Please print the full listing exactly.
── Source data ──
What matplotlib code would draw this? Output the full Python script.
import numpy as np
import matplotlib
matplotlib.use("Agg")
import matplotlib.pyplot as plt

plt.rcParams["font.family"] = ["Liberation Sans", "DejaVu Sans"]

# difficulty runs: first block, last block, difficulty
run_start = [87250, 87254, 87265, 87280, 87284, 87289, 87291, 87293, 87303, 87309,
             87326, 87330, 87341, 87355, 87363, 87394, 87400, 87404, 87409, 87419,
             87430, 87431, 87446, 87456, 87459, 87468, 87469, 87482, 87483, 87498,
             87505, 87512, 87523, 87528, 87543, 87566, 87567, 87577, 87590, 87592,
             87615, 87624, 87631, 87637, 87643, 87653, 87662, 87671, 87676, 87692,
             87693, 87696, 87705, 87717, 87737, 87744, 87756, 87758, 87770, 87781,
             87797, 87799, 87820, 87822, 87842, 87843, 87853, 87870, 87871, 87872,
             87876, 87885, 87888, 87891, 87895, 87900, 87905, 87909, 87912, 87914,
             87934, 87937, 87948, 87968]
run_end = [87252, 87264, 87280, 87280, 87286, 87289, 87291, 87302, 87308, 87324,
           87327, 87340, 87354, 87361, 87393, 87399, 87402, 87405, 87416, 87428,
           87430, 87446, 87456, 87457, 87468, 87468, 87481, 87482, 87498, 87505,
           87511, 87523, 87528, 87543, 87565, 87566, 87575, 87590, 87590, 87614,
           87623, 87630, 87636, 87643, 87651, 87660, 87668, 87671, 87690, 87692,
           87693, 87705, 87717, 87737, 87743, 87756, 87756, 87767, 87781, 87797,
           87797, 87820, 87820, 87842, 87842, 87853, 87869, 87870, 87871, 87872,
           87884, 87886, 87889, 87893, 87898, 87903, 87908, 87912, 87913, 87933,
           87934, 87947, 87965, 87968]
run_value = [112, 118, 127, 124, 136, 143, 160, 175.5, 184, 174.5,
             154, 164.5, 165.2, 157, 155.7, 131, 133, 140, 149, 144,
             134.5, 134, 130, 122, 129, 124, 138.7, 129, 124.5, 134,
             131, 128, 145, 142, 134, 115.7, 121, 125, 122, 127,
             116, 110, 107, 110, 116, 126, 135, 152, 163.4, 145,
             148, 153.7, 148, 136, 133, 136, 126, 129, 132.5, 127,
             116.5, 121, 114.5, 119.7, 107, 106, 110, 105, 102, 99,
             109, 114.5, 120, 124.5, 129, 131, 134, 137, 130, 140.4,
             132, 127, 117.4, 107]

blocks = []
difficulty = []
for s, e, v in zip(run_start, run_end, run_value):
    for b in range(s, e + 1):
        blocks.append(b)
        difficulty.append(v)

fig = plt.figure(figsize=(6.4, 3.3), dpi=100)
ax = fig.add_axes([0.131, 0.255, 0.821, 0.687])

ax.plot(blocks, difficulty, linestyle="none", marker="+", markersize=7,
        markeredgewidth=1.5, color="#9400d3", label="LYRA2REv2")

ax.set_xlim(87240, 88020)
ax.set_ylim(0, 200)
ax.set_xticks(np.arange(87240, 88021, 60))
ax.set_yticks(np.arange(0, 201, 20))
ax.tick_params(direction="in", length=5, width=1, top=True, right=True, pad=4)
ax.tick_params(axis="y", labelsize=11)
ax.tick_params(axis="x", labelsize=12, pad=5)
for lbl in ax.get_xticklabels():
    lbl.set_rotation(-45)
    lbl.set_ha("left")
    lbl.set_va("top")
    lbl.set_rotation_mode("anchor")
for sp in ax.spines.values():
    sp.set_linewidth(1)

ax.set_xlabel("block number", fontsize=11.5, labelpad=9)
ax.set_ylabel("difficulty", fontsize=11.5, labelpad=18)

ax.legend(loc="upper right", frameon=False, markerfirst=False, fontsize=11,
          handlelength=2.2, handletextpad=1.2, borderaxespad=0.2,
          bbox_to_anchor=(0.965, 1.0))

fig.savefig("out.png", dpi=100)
───
◆ Solution to this exercise ◆
What matplotlib code would draw this? Output the full Python script.
import numpy as np
import matplotlib
matplotlib.use("Agg")
import matplotlib.pyplot as plt

plt.rcParams["font.family"] = ["Liberation Sans", "DejaVu Sans"]

# difficulty runs: first block, last block, difficulty
run_start = [87250, 87254, 87265, 87280, 87284, 87289, 87291, 87293, 87303, 87309,
             87326, 87330, 87341, 87355, 87363, 87394, 87400, 87404, 87409, 87419,
             87430, 87431, 87446, 87456, 87459, 87468, 87469, 87482, 87483, 87498,
             87505, 87512, 87523, 87528, 87543, 87566, 87567, 87577, 87590, 87592,
             87615, 87624, 87631, 87637, 87643, 87653, 87662, 87671, 87676, 87692,
             87693, 87696, 87705, 87717, 87737, 87744, 87756, 87758, 87770, 87781,
             87797, 87799, 87820, 87822, 87842, 87843, 87853, 87870, 87871, 87872,
             87876, 87885, 87888, 87891, 87895, 87900, 87905, 87909, 87912, 87914,
             87934, 87937, 87948, 87968]
run_end = [87252, 87264, 87280, 87280, 87286, 87289, 87291, 87302, 87308, 87324,
           87327, 87340, 87354, 87361, 87393, 87399, 87402, 87405, 87416, 87428,
           87430, 87446, 87456, 87457, 87468, 87468, 87481, 87482, 87498, 87505,
           87511, 87523, 87528, 87543, 87565, 87566, 87575, 87590, 87590, 87614,
           87623, 87630, 87636, 87643, 87651, 87660, 87668, 87671, 87690, 87692,
           87693, 87705, 87717, 87737, 87743, 87756, 87756, 87767, 87781, 87797,
           87797, 87820, 87820, 87842, 87842, 87853, 87869, 87870, 87871, 87872,
           87884, 87886, 87889, 87893, 87898, 87903, 87908, 87912, 87913, 87933,
           87934, 87947, 87965, 87968]
run_value = [112, 118, 127, 124, 136, 143, 160, 175.5, 184, 174.5,
             154, 164.5, 165.2, 157, 155.7, 131, 133, 140, 149, 144,
             134.5, 134, 130, 122, 129, 124, 138.7, 129, 124.5, 134,
             131, 128, 145, 142, 134, 115.7, 121, 125, 122, 127,
             116, 110, 107, 110, 116, 126, 135, 152, 163.4, 145,
             148, 153.7, 148, 136, 133, 136, 126, 129, 132.5, 127,
             116.5, 121, 114.5, 119.7, 107, 106, 110, 105, 102, 99,
             109, 114.5, 120, 124.5, 129, 131, 134, 137, 130, 140.4,
             132, 127, 117.4, 107]

blocks = []
difficulty = []
for s, e, v in zip(run_start, run_end, run_value):
    for b in range(s, e + 1):
        blocks.append(b)
        difficulty.append(v)

fig = plt.figure(figsize=(6.4, 3.3), dpi=100)
ax = fig.add_axes([0.131, 0.255, 0.821, 0.687])

ax.plot(blocks, difficulty, linestyle="none", marker="+", markersize=7,
        markeredgewidth=1.5, color="#9400d3", label="LYRA2REv2")

ax.set_xlim(87240, 88020)
ax.set_ylim(0, 200)
ax.set_xticks(np.arange(87240, 88021, 60))
ax.set_yticks(np.arange(0, 201, 20))
ax.tick_params(direction="in", length=5, width=1, top=True, right=True, pad=4)
ax.tick_params(axis="y", labelsize=11)
ax.tick_params(axis="x", labelsize=12, pad=5)
for lbl in ax.get_xticklabels():
    lbl.set_rotation(-45)
    lbl.set_ha("left")
    lbl.set_va("top")
    lbl.set_rotation_mode("anchor")
for sp in ax.spines.values():
    sp.set_linewidth(1)

ax.set_xlabel("block number", fontsize=11.5, labelpad=9)
ax.set_ylabel("difficulty", fontsize=11.5, labelpad=18)

ax.legend(loc="upper right", frameon=False, markerfirst=False, fontsize=11,
          handlelength=2.2, handletextpad=1.2, borderaxespad=0.2,
          bbox_to_anchor=(0.965, 1.0))

fig.savefig("out.png", dpi=100)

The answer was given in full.